After all this effort, the client still hasn't even sent an HTTP GET request to the server. A secure tunnel has only been created between client and server. After this stage, the communication between the parties will be done as in standard HTTP, but since all the data that goes back and forth is encrypted, it will not be possible to see the data and even the address we reach, not to third parties as in HTTP.
As a result:
- HTTPS is the secure version of HTTP.
- It has the purpose of making the transport layer hidden.
- The client authenticating the server is available in HTTPS.
- Privacy is ensured by encrypting the Transport Layer layer, from this point of view, it is not much different from HTTP in terms of content. (GET, PUT, POST etc.)

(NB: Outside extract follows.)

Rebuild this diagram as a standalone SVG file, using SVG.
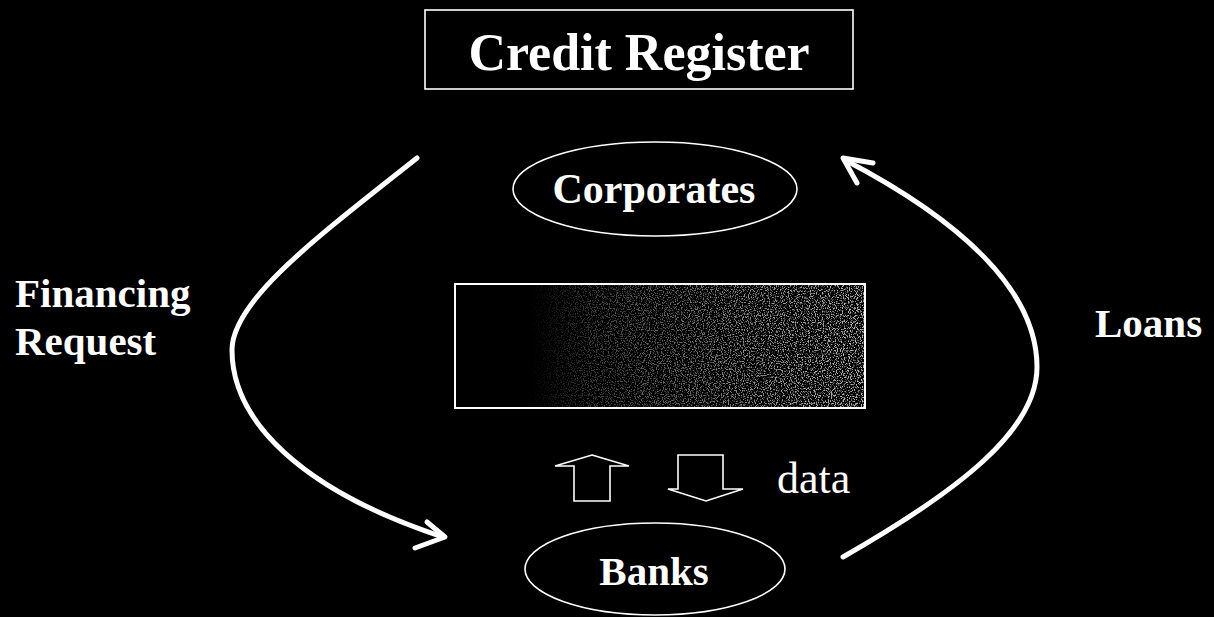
<svg xmlns="http://www.w3.org/2000/svg" width="1214" height="617" viewBox="0 0 1214 617">
<style>
.lbl{font-family:"Liberation Serif","Times New Roman",serif;font-weight:bold;fill:#fff}
.thin{fill:none;stroke:#fff;stroke-width:1.6}
.conn{fill:none;stroke:#fff;stroke-width:5;stroke-linecap:round;stroke-linejoin:round}
</style>
<defs>
<linearGradient id="mid" x1="0" y1="0" x2="1" y2="0">
<stop offset="0" stop-color="#000"/>
<stop offset="0.18" stop-color="#000"/>
<stop offset="0.35" stop-color="#444"/>
<stop offset="0.7" stop-color="#888"/>
<stop offset="1" stop-color="#bbb"/>
</linearGradient>
<mask id="fade">
<rect x="455" y="284" width="410" height="124" fill="url(#mid)"/>
</mask>
<filter id="speckle" x="0" y="0" width="1" height="1">
<feTurbulence type="fractalNoise" baseFrequency="0.85" numOctaves="2" seed="3" result="n"/>
<feColorMatrix in="n" type="matrix" values="0 0 0 0 1  0 0 0 0 1  0 0 0 0 1  6 0 0 0 -3"/>
</filter>
</defs>
<rect width="1214" height="617" fill="#000"/>
<g id="credit-register">
<rect class="thin" x="425" y="10" width="428" height="79"/>
<text class="lbl" x="639" y="70" font-size="52" text-anchor="middle">Credit Register</text>
</g>
<g id="corporates">
<ellipse class="thin" cx="655" cy="189" rx="142" ry="47"/>
<text class="lbl" x="654" y="203" font-size="42" text-anchor="middle">Corporates</text>
</g>
<g id="middle-box">
<rect x="455" y="284" width="410" height="124" fill="#000"/>
<rect x="455" y="284" width="410" height="124" filter="url(#speckle)" mask="url(#fade)"/>
<rect x="455" y="284" width="410" height="124" fill="none" stroke="#fff" stroke-width="2"/>
</g>
<g id="banks">
<ellipse class="thin" cx="655" cy="569" rx="130" ry="46"/>
<text class="lbl" x="654" y="585" font-size="41" text-anchor="middle">Banks</text>
</g>
<g id="label-financing">
<text class="lbl" x="15" y="307" font-size="41">Financing</text>
<text class="lbl" x="15" y="355" font-size="41">Request</text>
</g>
<g id="label-loans">
<text class="lbl" x="1095" y="337" font-size="41">Loans</text>
</g>
<g id="data-arrows">
<polygon class="thin" points="592,455 629,466 610,466 610,501 574,501 574,466 555,466"/>
<polygon class="thin" points="678,455 723,455 723,489 743,489 706,501 668,489 678,489"/>
<text x="777" y="493" font-size="44" fill="#fff" font-family="Liberation Serif,'Times New Roman',serif">data</text>
</g>
<g id="connectors">
<path class="conn" d="M417,158 C320,235 232,300 232,350 C232,420 300,490 443,537"/>
<polyline class="conn" points="427,522 445,537 415,548"/>
<path class="conn" d="M843,557 C960,490 1037,430 1037,367 C1037,290 960,220 845,160"/>
<polyline class="conn" points="873,163 843,158 857,183"/>
</g>
</svg>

The client starts an SSL / TLS handshake before establishing an HTTP connection with the server, and then an SSL / TLS handshake is initiated after establishing a TCP connection.
- Since the SSL / TLS mechanism works independently, it can be used between any two protocols under appropriate conditions.
- While the data prepared in the Application layer is transmitted to the Transport layer, it is encrypted and sent with SSL / TLS. Since the receiver will decode SSL / TLS in the
- Transport layer, the Application layer does not need to be aware of the encryption logic.